## [DIRECTION]
Leave out the pictures and transcribe everything else exactly.
■ ■ ■
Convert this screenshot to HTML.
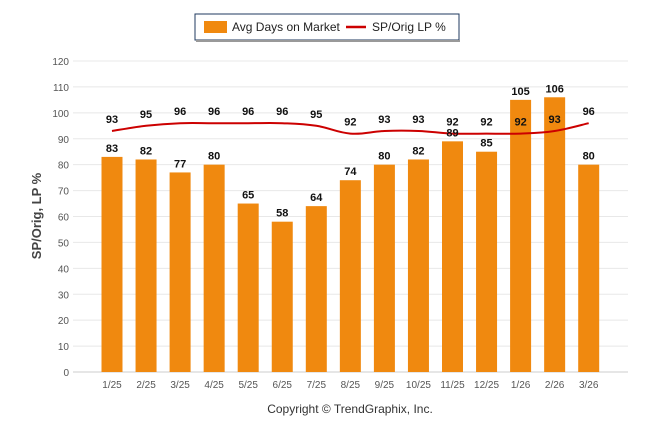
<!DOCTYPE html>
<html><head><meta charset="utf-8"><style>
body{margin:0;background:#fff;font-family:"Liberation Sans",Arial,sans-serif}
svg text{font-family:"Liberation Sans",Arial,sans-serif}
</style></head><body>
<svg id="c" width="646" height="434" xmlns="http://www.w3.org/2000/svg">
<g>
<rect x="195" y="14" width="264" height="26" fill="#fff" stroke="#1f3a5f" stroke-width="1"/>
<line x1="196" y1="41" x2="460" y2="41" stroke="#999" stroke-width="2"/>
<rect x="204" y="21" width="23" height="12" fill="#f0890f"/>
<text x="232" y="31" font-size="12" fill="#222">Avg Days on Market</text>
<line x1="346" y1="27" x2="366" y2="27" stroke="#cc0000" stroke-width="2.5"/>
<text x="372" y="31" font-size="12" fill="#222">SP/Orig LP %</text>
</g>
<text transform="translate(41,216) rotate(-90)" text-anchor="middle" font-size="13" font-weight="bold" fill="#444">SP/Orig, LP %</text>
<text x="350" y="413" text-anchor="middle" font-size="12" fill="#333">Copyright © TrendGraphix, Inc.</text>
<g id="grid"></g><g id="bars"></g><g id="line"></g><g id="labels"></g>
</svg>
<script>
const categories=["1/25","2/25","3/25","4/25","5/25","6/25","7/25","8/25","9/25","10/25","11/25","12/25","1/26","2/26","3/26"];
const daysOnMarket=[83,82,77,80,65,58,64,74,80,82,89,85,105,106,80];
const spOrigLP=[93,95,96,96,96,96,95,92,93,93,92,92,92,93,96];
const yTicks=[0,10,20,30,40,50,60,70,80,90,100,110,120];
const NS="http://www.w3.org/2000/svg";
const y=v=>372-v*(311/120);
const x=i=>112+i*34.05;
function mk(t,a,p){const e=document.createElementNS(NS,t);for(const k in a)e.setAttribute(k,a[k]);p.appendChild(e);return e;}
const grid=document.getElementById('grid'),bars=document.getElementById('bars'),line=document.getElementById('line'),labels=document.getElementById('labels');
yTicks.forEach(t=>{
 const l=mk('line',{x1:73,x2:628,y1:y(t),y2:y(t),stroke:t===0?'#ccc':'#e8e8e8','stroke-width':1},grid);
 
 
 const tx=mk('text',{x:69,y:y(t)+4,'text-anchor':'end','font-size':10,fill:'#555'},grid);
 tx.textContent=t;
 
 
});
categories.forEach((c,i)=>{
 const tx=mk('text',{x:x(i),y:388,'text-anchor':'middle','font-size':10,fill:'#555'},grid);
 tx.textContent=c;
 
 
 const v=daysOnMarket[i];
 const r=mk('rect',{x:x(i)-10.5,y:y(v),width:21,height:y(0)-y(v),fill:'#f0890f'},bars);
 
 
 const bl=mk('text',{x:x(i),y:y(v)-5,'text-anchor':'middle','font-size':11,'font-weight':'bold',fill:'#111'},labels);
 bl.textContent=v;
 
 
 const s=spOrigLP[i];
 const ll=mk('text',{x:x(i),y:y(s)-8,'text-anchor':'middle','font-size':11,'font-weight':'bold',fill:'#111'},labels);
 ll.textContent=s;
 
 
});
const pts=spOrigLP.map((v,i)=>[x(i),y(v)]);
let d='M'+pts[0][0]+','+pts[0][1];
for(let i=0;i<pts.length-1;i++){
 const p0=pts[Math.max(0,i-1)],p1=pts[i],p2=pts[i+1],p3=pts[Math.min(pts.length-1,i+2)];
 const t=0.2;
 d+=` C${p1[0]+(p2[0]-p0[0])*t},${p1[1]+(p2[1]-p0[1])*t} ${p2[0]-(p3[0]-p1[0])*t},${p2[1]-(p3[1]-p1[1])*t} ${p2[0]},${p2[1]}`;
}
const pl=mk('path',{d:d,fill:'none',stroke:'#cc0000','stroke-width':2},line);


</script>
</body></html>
■ ■ ■
## [THE SOLUTION]
Convert this screenshot to HTML.
<!DOCTYPE html>
<html><head><meta charset="utf-8"><style>
body{margin:0;background:#fff;font-family:"Liberation Sans",Arial,sans-serif}
svg text{font-family:"Liberation Sans",Arial,sans-serif}
</style></head><body>
<svg id="c" width="646" height="434" xmlns="http://www.w3.org/2000/svg">
<g>
<rect x="195" y="14" width="264" height="26" fill="#fff" stroke="#1f3a5f" stroke-width="1"/>
<line x1="196" y1="41" x2="460" y2="41" stroke="#999" stroke-width="2"/>
<rect x="204" y="21" width="23" height="12" fill="#f0890f"/>
<text x="232" y="31" font-size="12" fill="#222">Avg Days on Market</text>
<line x1="346" y1="27" x2="366" y2="27" stroke="#cc0000" stroke-width="2.5"/>
<text x="372" y="31" font-size="12" fill="#222">SP/Orig LP %</text>
</g>
<text transform="translate(41,216) rotate(-90)" text-anchor="middle" font-size="13" font-weight="bold" fill="#444">SP/Orig, LP %</text>
<text x="350" y="413" text-anchor="middle" font-size="12" fill="#333">Copyright © TrendGraphix, Inc.</text>
<g id="grid"></g><g id="bars"></g><g id="line"></g><g id="labels"></g>
</svg>
<script>
const categories=["1/25","2/25","3/25","4/25","5/25","6/25","7/25","8/25","9/25","10/25","11/25","12/25","1/26","2/26","3/26"];
const daysOnMarket=[83,82,77,80,65,58,64,74,80,82,89,85,105,106,80];
const spOrigLP=[93,95,96,96,96,96,95,92,93,93,92,92,92,93,96];
const yTicks=[0,10,20,30,40,50,60,70,80,90,100,110,120];
const NS="http://www.w3.org/2000/svg";
const y=v=>372-v*(311/120);
const x=i=>112+i*34.05;
function mk(t,a,p){const e=document.createElementNS(NS,t);for(const k in a)e.setAttribute(k,a[k]);p.appendChild(e);return e;}
const grid=document.getElementById('grid'),bars=document.getElementById('bars'),line=document.getElementById('line'),labels=document.getElementById('labels');
yTicks.forEach(t=>{
 const l=mk('line',{x1:73,x2:628,y1:y(t),y2:y(t),stroke:t===0?'#ccc':'#e8e8e8','stroke-width':1},grid);
 
 
 const tx=mk('text',{x:69,y:y(t)+4,'text-anchor':'end','font-size':10,fill:'#555'},grid);
 tx.textContent=t;
 
 
});
categories.forEach((c,i)=>{
 const tx=mk('text',{x:x(i),y:388,'text-anchor':'middle','font-size':10,fill:'#555'},grid);
 tx.textContent=c;
 
 
 const v=daysOnMarket[i];
 const r=mk('rect',{x:x(i)-10.5,y:y(v),width:21,height:y(0)-y(v),fill:'#f0890f'},bars);
 
 
 const bl=mk('text',{x:x(i),y:y(v)-5,'text-anchor':'middle','font-size':11,'font-weight':'bold',fill:'#111'},labels);
 bl.textContent=v;
 
 
 const s=spOrigLP[i];
 const ll=mk('text',{x:x(i),y:y(s)-8,'text-anchor':'middle','font-size':11,'font-weight':'bold',fill:'#111'},labels);
 ll.textContent=s;
 
 
});
const pts=spOrigLP.map((v,i)=>[x(i),y(v)]);
let d='M'+pts[0][0]+','+pts[0][1];
for(let i=0;i<pts.length-1;i++){
 const p0=pts[Math.max(0,i-1)],p1=pts[i],p2=pts[i+1],p3=pts[Math.min(pts.length-1,i+2)];
 const t=0.2;
 d+=` C${p1[0]+(p2[0]-p0[0])*t},${p1[1]+(p2[1]-p0[1])*t} ${p2[0]-(p3[0]-p1[0])*t},${p2[1]-(p3[1]-p1[1])*t} ${p2[0]},${p2[1]}`;
}
const pl=mk('path',{d:d,fill:'none',stroke:'#cc0000','stroke-width':2},line);


</script>
</body></html>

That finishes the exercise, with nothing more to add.